The show-stealer here is Frank (Joseph Mariano) adapting a complex lisp and overall nerdy and nervous disposition to his character; creating a caricature of paranoia and unease with grandiose gestures. Mariano makes his character heard, especially when he has to deliver the news of the pending HR visit; his overall spastic responses to being thrown under the bus for his own office indiscretions being the heightened epitome of hilarity. Equally as hilarious is Kristen (Michael Sigler) the ditzy flamboyant office girl. (Gleason’s choice to cast a man in the role but keep the gender feminine adds even further confusion and hilarity to the performance.) Sigler adapts all the familiar hallmarks of a fussy gussy office girl and makes his character rival Mariano’s in the fight for attention.
Both Chip (Brian Galvez) and Margaret (Yvonne Paretzky) get their moments to shine as well as the office erupts into utter pell-mell insanity, but for fear of giving away some of the funniest moments of the play, it shall simply be said that both Galvez and Paretzky have a way of sliding into the radar of the audience’s direct notice.
Written and Directed by Frances A. Lewis, this one-act has the potential to be developed into a full-length feature play. A great deal of potential lies in wait within the plot and character development of the show, which revolves around Evie (Debi Preston) her wound care nurse Jennifer (Stephanie Shade) and some unseemly behavior between her never-seen son Desmond, the handyman Conrad Goode (David Jones) and a special agent from the FBI (Matthew Datcher). Lewis has constructed brilliant irony in naming Conrad Goode as he has; making a conman sound good in his approach to swindle the little old lady. The acting is on par for the development of the story and overall it is an interesting little piece of theatre that feels slightly unfinished. By the play’s conclusion you are left curious and wondering, wanting more, and intrigued by what has happened thus far. Shade and Preston get along well on stage, having the perfect little tiffs between cranky and stubborn patient and the insistent and stringent home-visiting nurse. Overall a lovely comic gem with a good moral to the story.
Fight or Flight
Co-Written by Natalie Brunelle and Kryss Lacovaro, who also directs the piece, this show is so absurd that it’s brilliant. Super heroes. Real life conflicts. Dating troubles. Enough said. It falls to three characters, with a hilarious hanging of clouds as the scene is set high in the sky where Blurr (Jimmy Santos) can have the conversation’s upper hand by having the home-field advantage. Yet another production where telling the details of the plot will give it away entirely for its brevity, so settling for knowing that it is comic genius incarnate will simply have to do. The hormonal and moody Delay-a (Liz Fox Corrente) makes for a wild series of real-life dating-style arguments between her and Santos’ character. Add in the acrobatics of Femme Force (Ashley Byrd) for good measure and you have one entertaining one-act that will keep you laughing and rooting for the good guys, if you can just figure out who’s who.

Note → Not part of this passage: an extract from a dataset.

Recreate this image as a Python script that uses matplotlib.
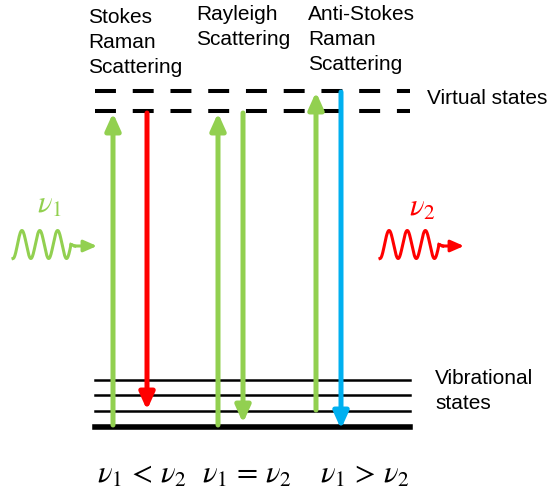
import numpy as np
import matplotlib
matplotlib.use('Agg')
import matplotlib.pyplot as plt

plt.rcParams['mathtext.fontset'] = 'stix'

GREEN = '#92D050'
RED = '#FF0000'
BLUE = '#00B0F0'

# energy levels (pixel rows of the scheme)
virtual_levels = [91, 111]
vibrational_levels = [380, 395, 411]
ground_level = 427

# transitions: x, start, end, colour
transitions = [
    (113, 425, 113, GREEN),
    (147, 113, 410, RED),
    (218, 425, 113, GREEN),
    (243, 113, 423, GREEN),
    (316, 410, 92, GREEN),
    (341, 92, 429, BLUE),
]

process_labels = ['Stokes\nRaman\nScattering', 'Rayleigh\nScattering', 'Anti-Stokes\nRaman\nScattering']
process_x = [88, 196, 308]
process_y = [8, 5, 5]
relation_labels = [r'$\nu_1\,<\,\nu_2$', r'$\nu_1\,=\,\nu_2$', r'$\nu_1\,>\,\nu_2$']
relation_x = [142, 247, 365]

fig = plt.figure(figsize=(5.5, 4.98), dpi=100)
ax = fig.add_axes([0, 0, 1, 1])
ax.set_xlim(0, 550)
ax.set_ylim(498, 0)
ax.axis('off')

font = 'Liberation Sans'

for y in virtual_levels:
    ax.plot([95, 410], [y, y], color='black', lw=2.9, linestyle=(0, (5.2, 4.17)), solid_capstyle='butt')
for y in vibrational_levels:
    ax.plot([95, 410], [y, y], color='black', lw=1.8)
ax.plot([95, 410], [ground_level, ground_level], color='black', lw=4)

for x, y0, y1, c in transitions:
    ax.annotate('', xy=(x, y1), xytext=(x, y0),
                arrowprops=dict(arrowstyle='-|>,head_length=1.0,head_width=0.45', color=c, lw=3.6,
                                shrinkA=0, shrinkB=0))

for lab, x, y in zip(process_labels, process_x, process_y):
    ax.text(x, y, lab, ha='left', va='top', fontsize=15, family=font, linespacing=1.4)

ax.text(427, 98, 'Virtual states', ha='left', va='center', fontsize=15, family=font)
ax.text(435, 391, 'Vibrational\nstates', ha='left', va='center', fontsize=15, family=font, linespacing=1.4)

# incoming / scattered photons
def photon(x0, x1, xa, y, c):
    t = np.linspace(0, 1, 300)
    xs = x0 + (x1 - x0) * t
    ys = y + 14 * np.cos(2 * np.pi * 3.25 * t)
    ax.plot(xs, ys, color=c, lw=2.2)
    ax.plot([x1, x1 + 4], [y, y + 1.5], color=c, lw=2.2)
    ax.annotate('', xy=(xa, y + 1.5), xytext=(x1 + 3, y + 1.5),
                arrowprops=dict(arrowstyle='-|>,head_length=0.8,head_width=0.35', color=c, lw=2.2,
                                shrinkA=0, shrinkB=0))

photon(13, 71, 97, 244.5, GREEN)
photon(380, 439, 464, 244.5, RED)
ax.text(49, 213, r'$\nu_1$', color=GREEN, fontsize=22, ha='center', va='baseline')
ax.text(422, 216, r'$\nu_2$', color=RED, fontsize=22, ha='center', va='baseline')

for lab, x in zip(relation_labels, relation_x):
    ax.text(x, 483, lab, ha='center', va='baseline', fontsize=22)

fig.savefig('out.png', dpi=100)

Lacovaro and Brunelle’s writing is not only clever but concise and conceptualized in such a fashion that this could be a sitcom segment or sketch comedy segment, easily fleshed out into something further with these well constructed characters and scenes.
Group B runs opposite nights of Group A, so for a full variety try to catch both nights of shows!
Running Time: Approximately 2 hours, with one intermission.